What is required: Leave out any picture and return the remaining listing below exactly as given.

==========

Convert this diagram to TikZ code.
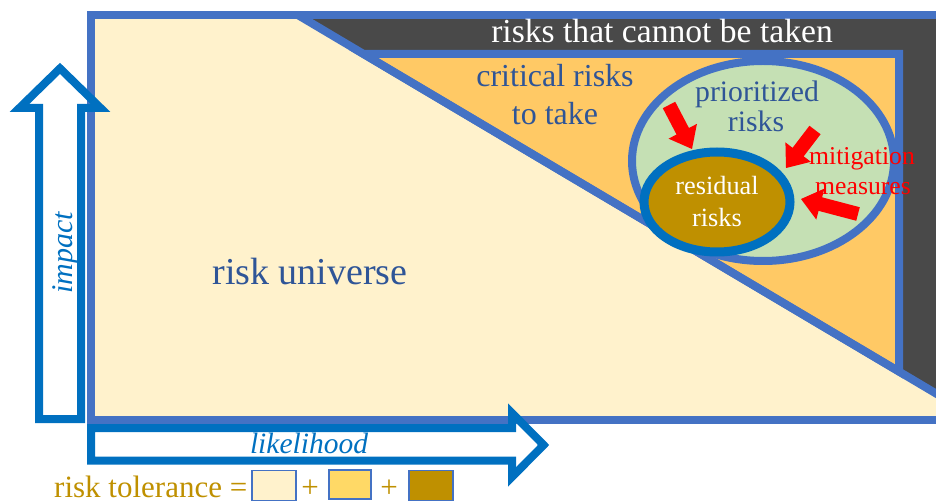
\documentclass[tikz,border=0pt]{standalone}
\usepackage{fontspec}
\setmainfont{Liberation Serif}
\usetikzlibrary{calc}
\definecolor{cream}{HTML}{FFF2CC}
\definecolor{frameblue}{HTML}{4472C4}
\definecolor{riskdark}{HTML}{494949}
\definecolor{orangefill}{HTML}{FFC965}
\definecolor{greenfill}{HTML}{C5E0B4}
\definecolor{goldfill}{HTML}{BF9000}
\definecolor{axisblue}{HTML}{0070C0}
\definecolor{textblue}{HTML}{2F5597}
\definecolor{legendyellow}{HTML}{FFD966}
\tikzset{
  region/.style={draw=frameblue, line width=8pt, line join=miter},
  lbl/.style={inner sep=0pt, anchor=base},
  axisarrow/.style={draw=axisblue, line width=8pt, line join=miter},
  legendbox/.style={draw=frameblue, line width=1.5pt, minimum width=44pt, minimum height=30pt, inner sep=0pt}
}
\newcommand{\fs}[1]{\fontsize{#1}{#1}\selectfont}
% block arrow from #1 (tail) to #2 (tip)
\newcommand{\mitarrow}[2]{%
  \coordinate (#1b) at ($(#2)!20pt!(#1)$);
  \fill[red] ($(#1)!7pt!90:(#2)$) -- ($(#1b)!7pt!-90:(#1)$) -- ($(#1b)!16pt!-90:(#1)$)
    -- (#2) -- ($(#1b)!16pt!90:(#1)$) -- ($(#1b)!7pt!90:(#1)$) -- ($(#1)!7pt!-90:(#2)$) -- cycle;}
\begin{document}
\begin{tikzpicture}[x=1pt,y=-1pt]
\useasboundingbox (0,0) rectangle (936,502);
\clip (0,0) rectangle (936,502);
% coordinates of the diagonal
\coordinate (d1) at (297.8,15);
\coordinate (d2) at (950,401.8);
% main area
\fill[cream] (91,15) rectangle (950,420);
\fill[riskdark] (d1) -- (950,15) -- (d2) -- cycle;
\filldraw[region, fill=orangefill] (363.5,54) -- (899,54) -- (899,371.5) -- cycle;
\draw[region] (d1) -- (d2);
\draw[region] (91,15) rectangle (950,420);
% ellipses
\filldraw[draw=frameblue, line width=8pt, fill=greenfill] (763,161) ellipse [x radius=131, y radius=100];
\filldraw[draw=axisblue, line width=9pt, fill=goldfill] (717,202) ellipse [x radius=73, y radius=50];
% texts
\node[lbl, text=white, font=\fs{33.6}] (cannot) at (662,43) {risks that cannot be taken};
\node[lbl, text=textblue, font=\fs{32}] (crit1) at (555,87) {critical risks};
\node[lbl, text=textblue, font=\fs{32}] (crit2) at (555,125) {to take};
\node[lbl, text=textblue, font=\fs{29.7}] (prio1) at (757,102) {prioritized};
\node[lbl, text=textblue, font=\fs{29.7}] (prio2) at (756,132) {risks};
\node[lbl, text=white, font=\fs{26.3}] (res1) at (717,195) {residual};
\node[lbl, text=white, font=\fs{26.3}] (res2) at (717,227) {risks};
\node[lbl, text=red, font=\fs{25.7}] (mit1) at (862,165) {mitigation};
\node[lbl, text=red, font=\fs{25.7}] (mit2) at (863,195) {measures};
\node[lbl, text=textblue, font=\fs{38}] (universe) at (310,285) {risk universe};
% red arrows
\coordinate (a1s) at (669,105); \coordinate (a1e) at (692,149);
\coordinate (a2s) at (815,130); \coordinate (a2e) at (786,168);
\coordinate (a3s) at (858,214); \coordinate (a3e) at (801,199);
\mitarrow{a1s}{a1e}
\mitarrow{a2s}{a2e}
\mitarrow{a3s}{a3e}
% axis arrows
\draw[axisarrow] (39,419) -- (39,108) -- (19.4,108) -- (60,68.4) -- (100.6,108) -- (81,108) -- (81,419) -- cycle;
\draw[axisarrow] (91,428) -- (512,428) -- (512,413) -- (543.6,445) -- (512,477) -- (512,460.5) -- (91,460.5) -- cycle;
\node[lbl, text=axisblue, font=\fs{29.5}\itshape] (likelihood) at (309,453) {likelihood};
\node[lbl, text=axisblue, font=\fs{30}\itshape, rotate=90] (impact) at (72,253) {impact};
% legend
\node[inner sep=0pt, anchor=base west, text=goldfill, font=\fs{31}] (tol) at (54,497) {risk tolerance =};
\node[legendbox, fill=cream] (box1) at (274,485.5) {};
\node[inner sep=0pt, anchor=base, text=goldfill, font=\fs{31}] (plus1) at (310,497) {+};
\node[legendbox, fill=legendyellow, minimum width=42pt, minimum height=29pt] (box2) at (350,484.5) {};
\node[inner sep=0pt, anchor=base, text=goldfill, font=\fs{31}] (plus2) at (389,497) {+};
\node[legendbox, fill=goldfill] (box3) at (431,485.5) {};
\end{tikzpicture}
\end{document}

==========

Reply to the exercise:
Convert this diagram to TikZ code.
\documentclass[tikz,border=0pt]{standalone}
\usepackage{fontspec}
\setmainfont{Liberation Serif}
\usetikzlibrary{calc}
\definecolor{cream}{HTML}{FFF2CC}
\definecolor{frameblue}{HTML}{4472C4}
\definecolor{riskdark}{HTML}{494949}
\definecolor{orangefill}{HTML}{FFC965}
\definecolor{greenfill}{HTML}{C5E0B4}
\definecolor{goldfill}{HTML}{BF9000}
\definecolor{axisblue}{HTML}{0070C0}
\definecolor{textblue}{HTML}{2F5597}
\definecolor{legendyellow}{HTML}{FFD966}
\tikzset{
  region/.style={draw=frameblue, line width=8pt, line join=miter},
  lbl/.style={inner sep=0pt, anchor=base},
  axisarrow/.style={draw=axisblue, line width=8pt, line join=miter},
  legendbox/.style={draw=frameblue, line width=1.5pt, minimum width=44pt, minimum height=30pt, inner sep=0pt}
}
\newcommand{\fs}[1]{\fontsize{#1}{#1}\selectfont}
% block arrow from #1 (tail) to #2 (tip)
\newcommand{\mitarrow}[2]{%
  \coordinate (#1b) at ($(#2)!20pt!(#1)$);
  \fill[red] ($(#1)!7pt!90:(#2)$) -- ($(#1b)!7pt!-90:(#1)$) -- ($(#1b)!16pt!-90:(#1)$)
    -- (#2) -- ($(#1b)!16pt!90:(#1)$) -- ($(#1b)!7pt!90:(#1)$) -- ($(#1)!7pt!-90:(#2)$) -- cycle;}
\begin{document}
\begin{tikzpicture}[x=1pt,y=-1pt]
\useasboundingbox (0,0) rectangle (936,502);
\clip (0,0) rectangle (936,502);
% coordinates of the diagonal
\coordinate (d1) at (297.8,15);
\coordinate (d2) at (950,401.8);
% main area
\fill[cream] (91,15) rectangle (950,420);
\fill[riskdark] (d1) -- (950,15) -- (d2) -- cycle;
\filldraw[region, fill=orangefill] (363.5,54) -- (899,54) -- (899,371.5) -- cycle;
\draw[region] (d1) -- (d2);
\draw[region] (91,15) rectangle (950,420);
% ellipses
\filldraw[draw=frameblue, line width=8pt, fill=greenfill] (763,161) ellipse [x radius=131, y radius=100];
\filldraw[draw=axisblue, line width=9pt, fill=goldfill] (717,202) ellipse [x radius=73, y radius=50];
% texts
\node[lbl, text=white, font=\fs{33.6}] (cannot) at (662,43) {risks that cannot be taken};
\node[lbl, text=textblue, font=\fs{32}] (crit1) at (555,87) {critical risks};
\node[lbl, text=textblue, font=\fs{32}] (crit2) at (555,125) {to take};
\node[lbl, text=textblue, font=\fs{29.7}] (prio1) at (757,102) {prioritized};
\node[lbl, text=textblue, font=\fs{29.7}] (prio2) at (756,132) {risks};
\node[lbl, text=white, font=\fs{26.3}] (res1) at (717,195) {residual};
\node[lbl, text=white, font=\fs{26.3}] (res2) at (717,227) {risks};
\node[lbl, text=red, font=\fs{25.7}] (mit1) at (862,165) {mitigation};
\node[lbl, text=red, font=\fs{25.7}] (mit2) at (863,195) {measures};
\node[lbl, text=textblue, font=\fs{38}] (universe) at (310,285) {risk universe};
% red arrows
\coordinate (a1s) at (669,105); \coordinate (a1e) at (692,149);
\coordinate (a2s) at (815,130); \coordinate (a2e) at (786,168);
\coordinate (a3s) at (858,214); \coordinate (a3e) at (801,199);
\mitarrow{a1s}{a1e}
\mitarrow{a2s}{a2e}
\mitarrow{a3s}{a3e}
% axis arrows
\draw[axisarrow] (39,419) -- (39,108) -- (19.4,108) -- (60,68.4) -- (100.6,108) -- (81,108) -- (81,419) -- cycle;
\draw[axisarrow] (91,428) -- (512,428) -- (512,413) -- (543.6,445) -- (512,477) -- (512,460.5) -- (91,460.5) -- cycle;
\node[lbl, text=axisblue, font=\fs{29.5}\itshape] (likelihood) at (309,453) {likelihood};
\node[lbl, text=axisblue, font=\fs{30}\itshape, rotate=90] (impact) at (72,253) {impact};
% legend
\node[inner sep=0pt, anchor=base west, text=goldfill, font=\fs{31}] (tol) at (54,497) {risk tolerance =};
\node[legendbox, fill=cream] (box1) at (274,485.5) {};
\node[inner sep=0pt, anchor=base, text=goldfill, font=\fs{31}] (plus1) at (310,497) {+};
\node[legendbox, fill=legendyellow, minimum width=42pt, minimum height=29pt] (box2) at (350,484.5) {};
\node[inner sep=0pt, anchor=base, text=goldfill, font=\fs{31}] (plus2) at (389,497) {+};
\node[legendbox, fill=goldfill] (box3) at (431,485.5) {};
\end{tikzpicture}
\end{document}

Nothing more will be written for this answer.